**Available data**
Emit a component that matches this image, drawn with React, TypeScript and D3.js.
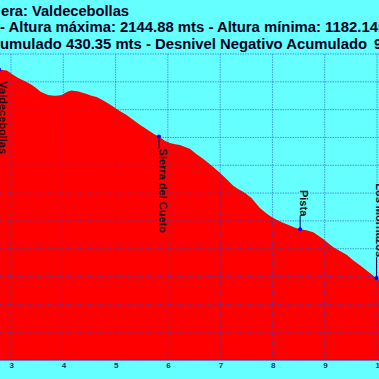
import React from "react";
import * as d3 from "d3";

// Profile data: distance (km) and altitude (m)
const kms = [2.77, 2.79, 2.92, 3.04, 3.14, 3.24, 3.32, 3.4, 3.48, 3.56, 3.64, 3.71, 3.78, 3.84, 3.91, 3.97, 4.02, 4.07, 4.12, 4.16, 4.22, 4.29, 4.37, 4.45, 4.54, 4.64, 4.73, 4.83, 4.93, 5.02, 5.12, 5.21, 5.34, 5.47, 5.56, 5.66, 5.75, 5.83, 5.94, 6.04, 6.14, 6.23, 6.33, 6.42, 6.55, 6.68, 6.84, 7.0, 7.13, 7.25, 7.35, 7.44, 7.52, 7.6, 7.68, 7.76, 7.84, 7.92, 8.0, 8.08, 8.19, 8.3, 8.41, 8.53, 8.65, 8.78, 8.88, 8.97, 9.07, 9.16, 9.29, 9.42, 9.55, 9.68, 9.84, 9.99, 10.15, 10.3];
const alts = [2144.88, 2143, 2141, 2125, 2114, 2105, 2097, 2089, 2078, 2065, 2058, 2053, 2051, 2050, 2051, 2053, 2058, 2063, 2067, 2069, 2067, 2065, 2061, 2056, 2050, 2045, 2036, 2026, 2014, 2002, 1991, 1981, 1963, 1945, 1934, 1921, 1911, 1903, 1888, 1880, 1876, 1873, 1866, 1859, 1840, 1823, 1798, 1772, 1749, 1726, 1714, 1705, 1694, 1682, 1664, 1646, 1634, 1622, 1612, 1604, 1594, 1586, 1577, 1570, 1566, 1559, 1547, 1535, 1520, 1506, 1492, 1478, 1458, 1440, 1416, 1394, 1377, 1360];

// Waypoints
const wpNames = ["Valdecebollas", "Sierra del Cueto", "Pista", "Los Mornazos"];
const wpKm = [2.77, 5.83, 8.53, 9.99];
const wpAlt = [2144.88, 1903, 1570, 1394];
const wpSide = ["below", "below", "above", "above"];

const xTicks = [3, 4, 5, 6, 7, 8, 9, 10];
const yTicks = [1100, 1200, 1300, 1400, 1500, 1600, 1700, 1800, 1900, 2000, 2100, 2200];

// Title lines (visible parts), with the tail that runs past the right edge
const titleMain = [
  "era: Valdecebollas",
  "- Altura máxima: 2144.88 mts - Altura mínima: 1182.14",
  "umulado 430.35 mts - Desnivel Negativo Acumulado",
];
const titleTail = ["", " mts", "9"];

const W = 379;
const H = 379;

export default function App() {
  const x = d3.scaleLinear().domain([3, 10]).range([11, 377]);
  const y = d3.scaleLinear().domain([1100, 2200]).range([360, 54]);
  const pts = kms.map((k, i) => [k, alts[i]] as [number, number]);
  const area = d3
    .area<[number, number]>()
    .x((d) => x(d[0]))
    .y0(y(1100))
    .y1((d) => y(d[1]));
  const gapAbove = [0, 0, 13, 21];
  const titleStart = [1, 0, 0];
  const titleLen = [128, 378, 367];
  const tailX = [0, 378, 374];

  return (
    <svg
      width={W}
      height={H}
      style={{ position: "absolute", left: 0, top: 0, fontFamily: "Arial, 'Liberation Sans', sans-serif" }}
    >
      <rect x={0} y={0} width={W} height={H} fill="#66FFFF" />
      <path d={area(pts) || ""} fill="#FF0000" />
      {/* grid */}
      {yTicks.map((t) => (
        <line key={"h" + t} x1={0} x2={W} y1={y(t)} y2={y(t)} stroke="#2244cc" strokeOpacity={0.55} strokeWidth={1} strokeDasharray="1.5,1" />
      ))}
      {xTicks.map((t) => (
        <line key={"v" + t} x1={x(t)} x2={x(t)} y1={y(2200)} y2={y(1100)} stroke="#2244cc" strokeOpacity={0.55} strokeWidth={1} strokeDasharray="1.5,1" />
      ))}
      <line x1={0} x2={W} y1={y(1100)} y2={y(1100)} stroke="#6622aa" strokeWidth={1} />
      {/* x tick labels */}
      {xTicks.map((t) => (
        <text key={"t" + t} x={x(t) - 1.5} y={368} fontSize={8} fontWeight="bold" fill="#1a3a5a">
          {t}
        </text>
      ))}
      {/* waypoints */}
      {wpNames.map((n, i) => {
        const px = x(wpKm[i]);
        const py = y(wpAlt[i]);
        const below = wpSide[i] === "below";
        const ly = below ? py + 12 : py - gapAbove[i];
        return (
          <g key={n}>
            <line x1={px} x2={px} y1={py} y2={ly} stroke="#000066" strokeWidth={1} />
            <circle cx={px} cy={py} r={2} fill="#0000ff" />
            <text
              transform={`translate(${px},${ly}) rotate(90)`}
              fontSize={11}
              fontWeight="bold"
              fill="#111122"
              textAnchor={below ? "start" : "end"}
            >
              {n}
            </text>
          </g>
        );
      })}
      {/* title */}
      {titleMain.map((l, i) => (
        <g key={"l" + i}>
          <text
            x={titleStart[i]}
            y={15.5 + i * 16.5}
            fontSize={14}
            fontWeight="bold"
            fill="#000022"
            textLength={titleLen[i]}
            lengthAdjust="spacingAndGlyphs"
          >
            {l}
          </text>
          {titleTail[i] ? (
            <text x={tailX[i]} y={15.5 + i * 16.5} fontSize={14} fontWeight="bold" fill="#000022">
              {titleTail[i]}
            </text>
          ) : null}
        </g>
      ))}
    </svg>
  );
}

**Stated exercise**
Repeat the lines above, starting at the first and stopping after the line that holds "import * as", with the pictures left out.

**Solution for this task**
Emit a component that matches this image, drawn with React, TypeScript and D3.js.
import React from "react";
import * as d3 from "d3";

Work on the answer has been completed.